The framework assumes "challenging directly" is safe in both directions, but in high-power-distance workplaces a subordinate challenging a boss is high-risk, and a boss's "directness" easily amplifies into humiliation. Adaptations: upward feedback goes private and question-shaped ("is that risk covered?") rather than assertive; downward feedback front-loads the Care-Personally signal, since hierarchy already makes directness feel heavier; use SBI to lower the face cost. Keep the core (no hedging); tune the shell (degree of directness) to the culture.
3. Once you outsource the "wording" to AI, is the "judgment" of communication still yours?

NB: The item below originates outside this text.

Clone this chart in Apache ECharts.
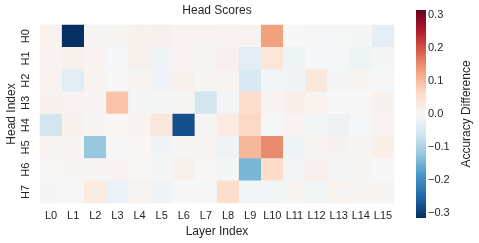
<!DOCTYPE html>
<html>
<head>
<meta charset="utf-8">
<script src="https://cdn.jsdelivr.net/npm/echarts@6/dist/echarts.min.js"></script>
<style>html,body{margin:0;padding:0;background:#fff}#c{width:479px;height:243px}</style>
</head>
<body>
<div id="c"></div>
<script>
const layers = ['L0','L1','L2','L3','L4','L5','L6','L7','L8','L9','L10','L11','L12','L13','L14','L15'];
const heads = ['H0','H1','H2','H3','H4','H5','H6','H7'];
const H0 = [0.010,-0.317,0.005,0.005,0.015,0.015,0.008,0.008,0.010,0.008,0.130,0.000,-0.003,-0.003,-0.005,-0.030];
const H1 = [0.008,0.015,0.008,-0.003,0.015,-0.010,0.008,0.005,0.015,-0.035,0.040,-0.015,-0.003,-0.003,-0.015,-0.005];
const H2 = [0.008,-0.035,0.008,-0.002,0.005,-0.010,0.015,0.005,0.008,-0.050,-0.008,-0.010,0.035,-0.005,0.005,-0.003];
const H3 = [0.012,0.008,0.005,0.090,-0.005,-0.005,0.005,-0.060,-0.008,0.055,0.008,0.018,0.010,0.000,0.000,0.012];
const H4 = [-0.060,0.012,0.005,0.003,0.010,0.035,-0.280,0.005,0.030,0.065,-0.003,0.008,-0.008,-0.020,-0.003,0.008];
const H5 = [0.008,0.005,-0.120,-0.002,0.003,-0.010,0.005,0.008,-0.015,0.105,0.150,-0.015,0.008,0.012,0.005,0.020];
const H6 = [0.003,0.005,0.005,0.008,0.003,-0.005,0.015,0.003,-0.005,-0.146,0.060,-0.008,0.015,-0.005,0.005,0.000];
const H7 = [-0.005,-0.002,0.030,-0.020,0.010,-0.010,0.000,-0.003,0.055,-0.008,-0.008,0.005,-0.008,0.010,0.005,0.005];
const rows = [H0,H1,H2,H3,H4,H5,H6,H7];
const cbTicks = [-0.3,-0.2,-0.1,0.0,0.1,0.2,0.3];
const vmin = -0.315, vmax = 0.315;
const rdbuR = ['#053061','#2166ac','#4393c3','#92c5de','#d1e5f0','#f7f7f7','#fddbc7','#f4a582','#d6604d','#b2182b','#67001f'];

const data = [];
rows.forEach((r, yi) => r.forEach((v, xi) => data.push([xi, yi, v])));

const txt = '#262626';
const font = 'Liberation Sans';
const chart = echarts.init(document.getElementById('c'), null, {renderer: 'canvas'});
chart.setOption({
  animation: false,
  textStyle: {fontFamily: font, color: txt},
  title: {text: 'Head Scores', left: 217, top: 5, padding: 0, textAlign: 'center',
    textStyle: {fontFamily: font, fontSize: 12, fontWeight: 'normal', color: txt}},
  grid: [
    {left: 40, top: 25, width: 354, height: 178, containLabel: false, outerBoundsMode: 'none'},
    {left: 416, top: 10, width: 10, height: 208, containLabel: false, outerBoundsMode: 'none'}
  ],
  xAxis: [
    {type: 'category', data: layers, gridIndex: 0,
      axisLine: {show: false}, axisTick: {show: false}, splitLine: {show: false},
      axisLabel: {fontSize: 11, color: txt, margin: 7, fontFamily: font, interval: 0},
      name: 'Layer Index', nameLocation: 'middle', nameGap: 20,
      nameTextStyle: {fontSize: 12, color: txt, fontFamily: font}},
    {type: 'value', gridIndex: 1, show: false, min: 0, max: 1}
  ],
  yAxis: [
    {type: 'category', data: heads, gridIndex: 0, inverse: true,
      axisLine: {show: false}, axisTick: {show: false}, splitLine: {show: false},
      axisLabel: {fontSize: 11, color: txt, margin: 9, rotate: 90, fontFamily: font}},
    {type: 'value', gridIndex: 1, position: 'right', min: vmin, max: vmax,
      axisLine: {show: false}, splitLine: {show: false},
      axisTick: {show: true, length: 4, customValues: cbTicks, lineStyle: {color: txt, width: 0.8}},
      axisLabel: {fontSize: 11, color: txt, margin: 2, fontFamily: font, customValues: cbTicks,
        formatter: v => (v < 0 ? '\u2212' : '') + Math.abs(v).toFixed(1)},
      name: 'Accuracy Difference', nameLocation: 'middle', nameGap: 35, nameRotate: 90,
      nameTextStyle: {fontSize: 12, color: txt, fontFamily: font}}
  ],
  visualMap: {show: false, type: 'continuous', min: vmin, max: vmax, seriesIndex: 0,
    inRange: {color: rdbuR}},
  graphic: [{
    type: 'rect', shape: {x: 416, y: 10, width: 10, height: 208}, z: 1,
    style: {fill: new echarts.graphic.LinearGradient(0, 1, 0, 0,
      rdbuR.map((c, i) => ({offset: i / (rdbuR.length - 1), color: c})))}
  }, {
    type: 'text', x: 12, y: 114, rotation: Math.PI / 2, z: 5,
    style: {text: 'Head Index', align: 'center', verticalAlign: 'middle',
      fontSize: 12, fontFamily: font, fill: txt}
  }],
  series: [{
    type: 'heatmap', xAxisIndex: 0, yAxisIndex: 0, data: data,
    itemStyle: {borderWidth: 0}, emphasis: {disabled: true}
  }]
});
</script>
</body>
</html>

AI can instantly write subject lines, draft refusals, compress long emails into BLUF — wording cost trends to zero. But the hard part of communication was never wording; it's judgment: whether to say it, to whom, sync or async, how direct, where the cultural mines are. These are functions of context and relationship, and AI lacks the tacit background in your head. Practical division: let AI do "compression and polish"; keep the judgment layer (whether to send, to whom, which channel, how direct) for yourself. Danger sign: when you start letting AI decide "whether to refuse," not just "how to word the refusal gracefully."
4. When a team goes almost fully async, what "weak ties" does it lose?
Async optimizes the efficiency of information transfer but compresses "non-task contact" — water-cooler chat, the two minutes before a meeting, the flash of someone's expression. These weak ties are the culture medium for trust and rapport, and the source of accidental creative collisions. Fully-async teams drift toward "efficient but distant": everything gets done, yet no one really knows each other, and there's no trust buffer when conflict hits. A practical hedge: deliberately make room for "agenda-less sync" (regular 1:1s, virtual coffee, in-person gatherings). Async runs the work; sync grows the people.